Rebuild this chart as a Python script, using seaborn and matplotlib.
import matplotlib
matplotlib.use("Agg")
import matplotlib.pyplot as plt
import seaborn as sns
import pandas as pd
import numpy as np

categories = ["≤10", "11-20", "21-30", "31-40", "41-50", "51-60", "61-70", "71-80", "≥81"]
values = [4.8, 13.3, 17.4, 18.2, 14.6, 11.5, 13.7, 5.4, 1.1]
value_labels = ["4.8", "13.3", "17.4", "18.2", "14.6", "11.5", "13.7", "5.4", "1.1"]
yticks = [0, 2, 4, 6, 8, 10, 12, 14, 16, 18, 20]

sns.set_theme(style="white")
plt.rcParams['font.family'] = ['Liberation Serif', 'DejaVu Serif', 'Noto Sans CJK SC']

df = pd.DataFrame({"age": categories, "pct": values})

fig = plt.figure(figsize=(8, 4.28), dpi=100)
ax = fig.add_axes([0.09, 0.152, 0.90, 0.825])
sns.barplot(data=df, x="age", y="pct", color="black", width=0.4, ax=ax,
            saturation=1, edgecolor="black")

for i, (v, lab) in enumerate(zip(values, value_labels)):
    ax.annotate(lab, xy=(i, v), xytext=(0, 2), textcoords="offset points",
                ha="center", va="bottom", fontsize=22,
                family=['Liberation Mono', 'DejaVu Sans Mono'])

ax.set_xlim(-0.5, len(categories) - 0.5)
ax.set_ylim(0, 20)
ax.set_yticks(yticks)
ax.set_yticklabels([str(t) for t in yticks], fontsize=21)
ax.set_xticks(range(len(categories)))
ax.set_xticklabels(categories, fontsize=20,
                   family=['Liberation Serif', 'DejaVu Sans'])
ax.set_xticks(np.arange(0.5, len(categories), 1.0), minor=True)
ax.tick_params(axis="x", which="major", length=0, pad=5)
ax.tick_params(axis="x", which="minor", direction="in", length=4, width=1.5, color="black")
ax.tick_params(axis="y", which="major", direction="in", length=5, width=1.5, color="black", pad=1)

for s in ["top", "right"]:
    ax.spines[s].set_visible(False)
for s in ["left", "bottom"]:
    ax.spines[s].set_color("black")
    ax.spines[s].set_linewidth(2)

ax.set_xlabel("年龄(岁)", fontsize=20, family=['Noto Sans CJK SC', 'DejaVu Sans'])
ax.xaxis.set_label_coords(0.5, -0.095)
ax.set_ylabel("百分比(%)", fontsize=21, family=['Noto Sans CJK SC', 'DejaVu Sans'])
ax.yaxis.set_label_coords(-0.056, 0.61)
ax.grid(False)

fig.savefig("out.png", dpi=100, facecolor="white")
---
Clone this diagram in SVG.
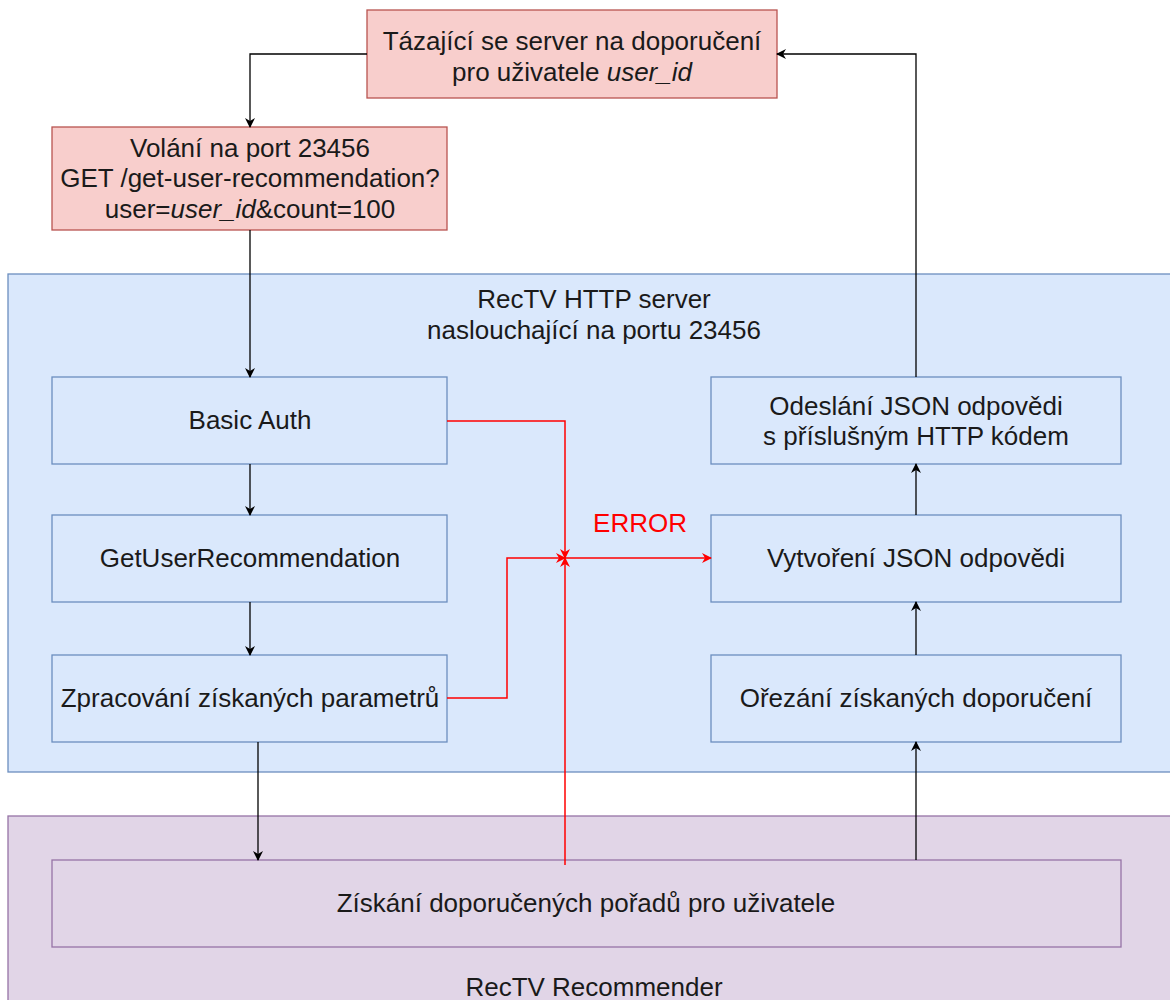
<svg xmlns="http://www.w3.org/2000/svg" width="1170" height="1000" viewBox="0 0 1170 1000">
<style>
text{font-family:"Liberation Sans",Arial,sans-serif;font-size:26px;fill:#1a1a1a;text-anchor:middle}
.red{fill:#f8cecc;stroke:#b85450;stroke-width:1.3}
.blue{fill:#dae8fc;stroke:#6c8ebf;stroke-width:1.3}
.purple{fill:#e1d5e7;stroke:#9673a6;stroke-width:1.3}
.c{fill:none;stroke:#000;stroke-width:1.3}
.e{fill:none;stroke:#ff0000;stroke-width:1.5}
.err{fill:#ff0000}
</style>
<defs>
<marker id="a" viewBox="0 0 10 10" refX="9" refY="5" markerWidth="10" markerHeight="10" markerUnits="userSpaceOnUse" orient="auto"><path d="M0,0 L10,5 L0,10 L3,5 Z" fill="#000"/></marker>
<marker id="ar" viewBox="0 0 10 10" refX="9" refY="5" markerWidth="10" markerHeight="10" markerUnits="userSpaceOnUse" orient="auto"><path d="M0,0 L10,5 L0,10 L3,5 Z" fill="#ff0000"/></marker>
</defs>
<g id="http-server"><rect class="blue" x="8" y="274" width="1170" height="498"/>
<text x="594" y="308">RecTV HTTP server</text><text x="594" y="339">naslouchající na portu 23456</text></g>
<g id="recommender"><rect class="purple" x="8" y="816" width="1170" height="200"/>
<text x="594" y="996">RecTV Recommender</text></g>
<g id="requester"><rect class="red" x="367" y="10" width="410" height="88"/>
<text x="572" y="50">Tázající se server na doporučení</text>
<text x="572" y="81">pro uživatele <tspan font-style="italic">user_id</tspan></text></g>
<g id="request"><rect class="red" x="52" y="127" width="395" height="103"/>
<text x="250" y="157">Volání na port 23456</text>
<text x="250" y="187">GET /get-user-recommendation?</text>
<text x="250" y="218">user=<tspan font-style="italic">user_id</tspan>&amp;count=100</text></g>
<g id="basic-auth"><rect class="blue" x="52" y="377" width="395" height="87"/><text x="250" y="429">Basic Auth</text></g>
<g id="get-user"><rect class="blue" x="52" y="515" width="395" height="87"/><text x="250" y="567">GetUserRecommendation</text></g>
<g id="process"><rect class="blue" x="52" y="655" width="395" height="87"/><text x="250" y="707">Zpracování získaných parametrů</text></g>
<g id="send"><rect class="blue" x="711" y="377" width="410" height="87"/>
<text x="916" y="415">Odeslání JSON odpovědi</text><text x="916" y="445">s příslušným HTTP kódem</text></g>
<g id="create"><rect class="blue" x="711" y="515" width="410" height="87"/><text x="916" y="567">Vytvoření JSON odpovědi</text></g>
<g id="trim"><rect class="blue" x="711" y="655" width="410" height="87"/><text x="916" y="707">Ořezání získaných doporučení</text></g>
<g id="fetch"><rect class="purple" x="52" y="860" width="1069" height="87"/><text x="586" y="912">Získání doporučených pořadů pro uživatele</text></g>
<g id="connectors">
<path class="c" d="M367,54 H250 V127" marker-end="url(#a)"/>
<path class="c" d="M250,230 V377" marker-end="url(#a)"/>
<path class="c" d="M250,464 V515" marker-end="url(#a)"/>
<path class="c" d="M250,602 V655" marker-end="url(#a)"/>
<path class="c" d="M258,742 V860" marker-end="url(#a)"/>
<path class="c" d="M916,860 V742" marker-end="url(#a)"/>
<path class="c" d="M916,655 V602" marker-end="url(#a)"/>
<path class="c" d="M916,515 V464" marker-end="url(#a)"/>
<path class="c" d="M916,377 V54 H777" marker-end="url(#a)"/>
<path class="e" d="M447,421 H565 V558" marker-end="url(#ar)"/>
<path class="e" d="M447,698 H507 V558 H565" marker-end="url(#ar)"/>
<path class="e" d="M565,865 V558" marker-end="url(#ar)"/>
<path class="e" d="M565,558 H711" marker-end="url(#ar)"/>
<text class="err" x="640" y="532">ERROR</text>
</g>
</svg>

# [Short problem]
Using the data above, extract exactly the lines from the one that holds "Rebuild this chart" to the one that holds "family=['Liberation Mono', 'DejaVu", both ends included, and no others.

# [Task result]
Rebuild this chart as a Python script, using seaborn and matplotlib.
import matplotlib
matplotlib.use("Agg")
import matplotlib.pyplot as plt
import seaborn as sns
import pandas as pd
import numpy as np

categories = ["≤10", "11-20", "21-30", "31-40", "41-50", "51-60", "61-70", "71-80", "≥81"]
values = [4.8, 13.3, 17.4, 18.2, 14.6, 11.5, 13.7, 5.4, 1.1]
value_labels = ["4.8", "13.3", "17.4", "18.2", "14.6", "11.5", "13.7", "5.4", "1.1"]
yticks = [0, 2, 4, 6, 8, 10, 12, 14, 16, 18, 20]

sns.set_theme(style="white")
plt.rcParams['font.family'] = ['Liberation Serif', 'DejaVu Serif', 'Noto Sans CJK SC']

df = pd.DataFrame({"age": categories, "pct": values})

fig = plt.figure(figsize=(8, 4.28), dpi=100)
ax = fig.add_axes([0.09, 0.152, 0.90, 0.825])
sns.barplot(data=df, x="age", y="pct", color="black", width=0.4, ax=ax,
            saturation=1, edgecolor="black")

for i, (v, lab) in enumerate(zip(values, value_labels)):
    ax.annotate(lab, xy=(i, v), xytext=(0, 2), textcoords="offset points",
                ha="center", va="bottom", fontsize=22,
                family=['Liberation Mono', 'DejaVu Sans Mono'])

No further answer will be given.